6. Additional Considerations

  • Query Adjustments: Modify queries to include created_at filters to benefit from partition pruning.
  • Partition Management: Automate the creation of new partitions for future years. Do we need a ticket for a script?
  • Indexing: Optimize indexing strategy for the parent and child tables.
  • Rollback Plan: Define a strategy to revert changes if issues arise during migration.

7. Risks and Limitations

  • Increased complexity in database maintenance and management.
  • ** Queries spanning multiple partitions could introduce overhead. **

10. Conclusion

Partitioning the Notification table is a critical step to ensure our system scales efficiently while maintaining performance. By organizing data into yearly partitions, we address current challenges and position the system for sustainable growth. Proper planning, testing, and monitoring will be essential to a successful implementation.
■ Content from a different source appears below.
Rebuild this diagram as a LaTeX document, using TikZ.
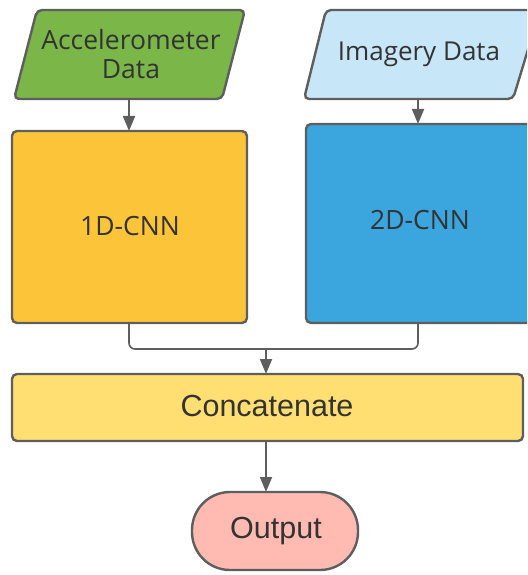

Additional Considerations for Implementing Partitioning

1. Query Planning

  • Update queries to ensure they include date filters to benefit from partition pruning.
  • Test queries to confirm expected behavior across partitions.

2. Partition Management

  • Automate the creation of new partitions annually via scheduled tasks or cron jobs. Script?
  • Monitor partition sizes and enforce any retention policies.

4. Indexes

  • Evaluate indexing needs for both the parent and child tables.
  • Avoid excessive indexing to prevent write performance issues.

5. Backup and Restore

  • Confirm that backup and restore processes are compatible with partitioned tables.